Amerika’nın Ortadoğu ve Türkiye uzmanlarından Steven Cook, Council on Foreign Relations (CFR) için yaptığı değerlendirmede Osman Kavala, büyükelçiler krizi ve Türkiye’nin F-16 talebini değerlendirdi:
Erdoğan, ABD ve diğer dokuz Batılı büyükelçinin, casusluk ve terör eylemlerine karıştığı iddiasıyla yargılanmayı beklerken dört yıldır Türkiye’de tutuklu bulunan Türk işadamı ve hayırsever Osman Kavala’yı desteklemek için yaptıkları açıklamaya itiraz etti. Kavala hakkındaki iddialar saçma ve Kavala’nın uzun tutukluluğu, Türk adalet sisteminin uluslararası standartlardan ne kadar saptığını açıkça ortaya koyuyor.
25 Ekim’de ABD ve diğer büyükelçiliklerin Türk hukukuna saygı duyduklarını ve “Ülkelerin İçişlerine Müdahale Etmemesine İlişkin Viyana Sözleşmesi’nin 41. maddesine bağlı olduklarını” belirten bir açıklamayı koordine etmesiyle kriz önlendi. Bu, Erdoğan’ın zafer ilan etmesi için yeterliydi. Söz konusu büyükelçiler artık Türkiye’de kalabilecek.
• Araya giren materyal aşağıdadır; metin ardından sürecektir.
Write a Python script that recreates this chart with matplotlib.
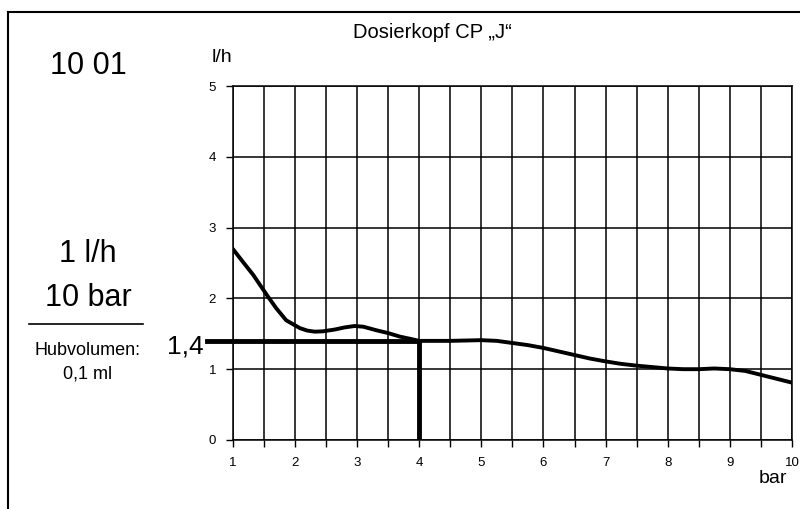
import matplotlib
matplotlib.use("Agg")
import matplotlib.pyplot as plt
from matplotlib.lines import Line2D
import numpy as np

plt.rcParams['font.family'] = ['Liberation Sans', 'DejaVu Sans']

# curve (bar, l/h)
pressure = [1.0, 1.15, 1.33, 1.57, 1.7, 1.86, 2.08, 2.2, 2.32, 2.45, 2.64, 2.8, 2.96,
            3.1, 3.31, 3.5, 3.69, 3.85, 4.0, 4.5, 5.0, 5.25, 5.5, 5.75, 6.0, 6.25,
            6.5, 6.75, 7.0, 7.25, 7.5, 7.75, 8.0, 8.25, 8.5, 8.75, 9.0, 9.25, 9.5,
            9.75, 10.0]
flow = [2.70, 2.53, 2.33, 2.02, 1.86, 1.69, 1.58, 1.545, 1.53, 1.535, 1.56, 1.59,
        1.61, 1.60, 1.55, 1.51, 1.46, 1.43, 1.40, 1.40, 1.41, 1.40, 1.37, 1.34,
        1.30, 1.25, 1.20, 1.15, 1.11, 1.075, 1.05, 1.03, 1.01, 1.00, 1.00, 1.01,
        1.00, 0.975, 0.92, 0.865, 0.81]
op_pressure = 4
op_flow = 1.4

x_major = np.arange(1, 11)
x_minor = np.arange(1.5, 10, 1.0)
y_ticks = np.arange(0, 6)

fig = plt.figure(figsize=(8, 5.09), dpi=100)
ax = fig.add_axes([0.291, 0.1356, 0.699, 0.6954])

ax.plot(pressure, flow, color='black', lw=2.8, solid_capstyle='round', solid_joinstyle='round')
ax.plot([0.58, op_pressure], [op_flow, op_flow], color='black', lw=3.5, clip_on=False)
ax.plot([op_pressure, op_pressure], [op_flow, 0], color='black', lw=3.5)

ax.set_xlim(1, 10)
ax.set_ylim(0, 5)
ax.set_xticks(x_major)
ax.set_xticks(x_minor, minor=True)
ax.set_yticks(y_ticks)
ax.set_xticklabels([str(v) for v in x_major])
ax.set_yticklabels([str(v) for v in y_ticks])
ax.tick_params(axis='both', which='both', direction='out', length=5, width=1,
               labelsize=9.5, color='black')
ax.tick_params(axis='x', pad=7)
ax.tick_params(axis='y', pad=7)
ax.grid(True, which='both', axis='x', color='black', lw=1.1)
ax.grid(True, which='major', axis='y', color='black', lw=1.1)
for s in ax.spines.values():
    s.set_linewidth(1.1)

fig.text(0.540, 0.937, 'Dosierkopf CP \u201eJ\u201c', ha='center', va='center', fontsize=14.5)
fig.text(0.277, 0.888, 'l/h', ha='center', va='center', fontsize=14)
fig.text(0.966, 0.060, 'bar', ha='center', va='center', fontsize=14)
fig.text(0.110, 0.870, '10 01', ha='center', va='center', fontsize=22)
fig.text(0.110, 0.501, '1 l/h', ha='center', va='center', fontsize=22)
fig.text(0.110, 0.415, '10 bar', ha='center', va='center', fontsize=22)
fig.add_artist(Line2D([0.036, 0.179], [0.363, 0.363], color='black', lw=1.2))
fig.text(0.110, 0.312, 'Hubvolumen:', ha='center', va='center', fontsize=13)
fig.text(0.110, 0.265, '0,1 ml', ha='center', va='center', fontsize=13)
fig.text(0.232, 0.320, '1,4', ha='center', va='center', fontsize=19)

# frame lines (top and left)
fig.add_artist(Line2D([0.01, 1.0], [0.976, 0.976], color='black', lw=1.5))
fig.add_artist(Line2D([0.01, 0.01], [0.0, 0.976], color='black', lw=1.5))

fig.savefig('out.png', dpi=100)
Büyükelçileri sınır dışı etme tehdidi ABD-Türkiye ilişkilerinde kritik bir dönemde geliyor. Cumhurbaşkanı Erdoğan, son BM Genel Kurulu sırasında ABD Başkanı ile görüşmediği için mutsuzdu ve Joe Biden ile aralarının iyi olmadığını öne sürdü. Rusya’dan ek S-400 hava savunma bataryaları almaya hazır olduğunu da ima etti. Bu gerçekleşirse, Türkiye’nin ABD ve Kuzey Atlantik Antlaşması Örgütü (NATO) ile ilişkileri tehlikeye girecekti.
Türk Hava Kuvvetleri ABD’den 40 yeni F-16 almak ve 80 jet için de yenileme istiyor. Gerçekleşirse, böyle bir anlaşma, Türkiye’nin S-400 meselesi nedeniyle satın alması engellenen F-35 Müşterek Taarruz Uçağı için harcadığı 1,4 milyar doları telafi edecek.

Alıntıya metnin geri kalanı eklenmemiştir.